Kepantasan Ibadah

“Mazmur untuk korban syukur. Bersorak-soraklah bagi TUHAN, hai seluruh bumi! Beribadahlah kepada TUHAN dengan sukacita, datanglah ke hadapan-Nya dengan sorak-sorai!" (Mazmur 100:1,2).

Mazmur ke seratus ini adalah syair penyembahan singkat di dalam mana sang pemazmur bercerita kepada kita bagaimana umat Allah seharusnya menyembah di bait suci. Seluruh syair ini bertaburan nada dan irama.

Tempat-tempat penyembahan kuno, baik di Mesir, Mesopotamia. Kanaan, atau Israel, bukanlah tempat di mana para penyembah duduk mengikuti kebaktian. Bagi mereka duduk menjadi sesuatu yang sangat pasif. Para penyembah berdiri sepanjang ritus religi mereka. Teks Ibrani memang tidak menyebut jelas tentang posisi berdiri tegak tatkala menyembah Allah, tetapi Eugene Peterson beranggapan, tentu saja dengan tepat, bahwa berdiri adalah sikap yang biasa ditemui di dalam bait Allah.

Secara harfiah, ayat di atas menyuruh kita untuk datang ke hadirat Allah dengan berteriak. Kata Ibrani yang diterjemahkan “bersorak” memiliki arti mengeluarkan suara keras yang merujuk pada suara tanduk domba (shofar) yang ditiup, atau suara manusia yang nyaring, dan sering digunakan sebagai tanda kemenangan dan/atau sukacita. Di dalam budaya Barat kita mengasumsikan bahwa sikap khidmat itu haruslah hening, tetapi orang Israel di Timur Dekat kuno menghargai suara yang keras sebagai bagian dari sikap penghormatan.
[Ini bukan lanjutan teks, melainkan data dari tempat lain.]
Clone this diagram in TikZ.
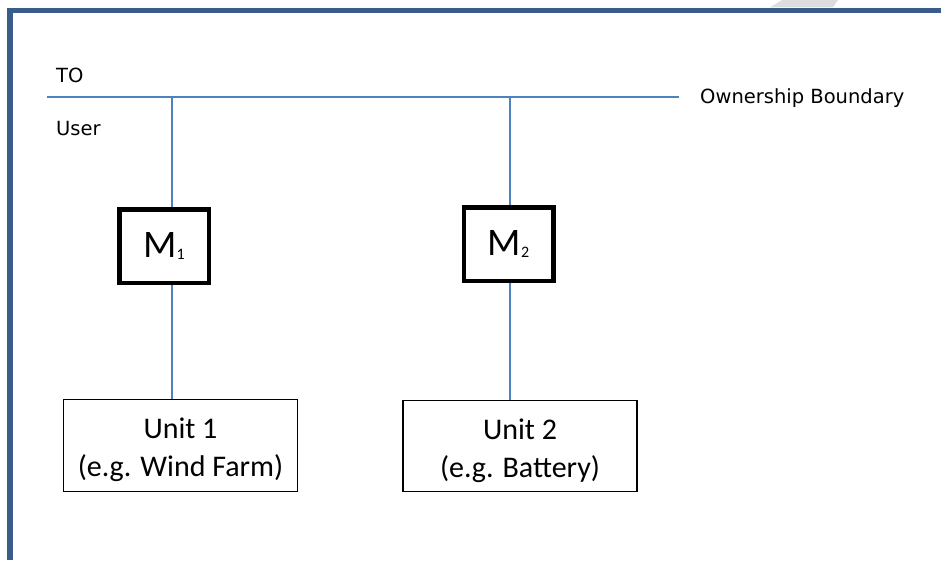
\documentclass[tikz,border=0pt]{standalone}
\usepackage{fontspec}
\setmainfont{Carlito}
\newfontfamily\labelfont{DejaVu Sans}
\definecolor{frameblue}{RGB}{56,93,138}
\definecolor{lineblue}{RGB}{79,129,189}
\definecolor{shadegray}{RGB}{221,221,221}
\usetikzlibrary{positioning}

\begin{document}
\begin{tikzpicture}[
  x=1pt,y=-1pt,
  feeder/.style={draw=lineblue,line width=1.4pt},
  meterbox/.style={draw,line width=4.5pt,minimum width=89.5pt,minimum height=73.5pt,
    inner sep=0pt,font=\fontsize{39}{39}\selectfont},
  unitbox/.style={draw,line width=1.2pt,minimum width=234pt,minimum height=91.5pt,
    align=center,inner sep=0pt,font=\fontsize{30}{38}\selectfont},
  sidelabel/.style={anchor=base west,inner sep=0pt,font=\labelfont\fontsize{19.5}{19.5}\selectfont}
]
  \useasboundingbox (0,0) rectangle (941,560);
  \fill[shadegray] (770,7.3) -- (782,0) -- (838,0) -- (833,7.3) -- cycle;
  \draw[frameblue,line width=5.4pt] (10,560) -- (10,10.5) -- (941,10.5);

  % ownership boundary
  \coordinate (bl) at (47,97);
  \coordinate (br) at (679,97);
  \coordinate (b1) at (172,97);
  \coordinate (b2) at (510,97);
  \draw[feeder] (bl) -- (br);
  \node[sidelabel] (to) at (56,82) {TO};
  \node[sidelabel] (user) at (56,135) {User};
  \node[sidelabel] (own) at (700,103) {Ownership Boundary};

  % meters
  \node[meterbox] (m1) at (164,246) {M{\fontsize{16}{16}\selectfont\raisebox{-2pt}{1}}};
  \node[meterbox] (m2) at (508.5,244) {M{\fontsize{16}{16}\selectfont\raisebox{-2pt}{2}}};

  % units
  \node[unitbox] (u1) at (180.5,445.5) {\rule{0pt}{30pt}Unit 1\\(e.g. Wind Farm)};
  \node[unitbox] (u2) at (520,446) {\rule{0pt}{30pt}Unit 2\\(e.g. Battery)};

  \draw[feeder] (b1) -- (m1.north -| b1);
  \draw[feeder] (m1.south -| b1) -- (u1.north -| b1);
  \draw[feeder] (b2) -- (m2.north -| b2);
  \draw[feeder] (m2.south -| b2) -- (u2.north -| b2);
\end{tikzpicture}
\end{document}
Selain itu. umat Allah mengungkapkan pemujaan mereka dengan sukacita. "Beribadahlah kepada TUHAN dengan sukacita" (ay 2). Mereka juga diperintahkan oleh mazmur ini untuk "beribadah” kepada-Nya. Kata kerja ini datang dari kata benda Ibrani ebed. yang berarti "budak” atau "pelayan.” Cara untuk menunjukkan bakti kepada TUHAN adalah melalui kegembiraan—sukaria. "Datanglah ke hadapan-Nya dengan sorak-sorai!" (ay. 2). Kebaktian dan penyembahan ditunjukkan dengan sikap yang sama—sorak-sorai.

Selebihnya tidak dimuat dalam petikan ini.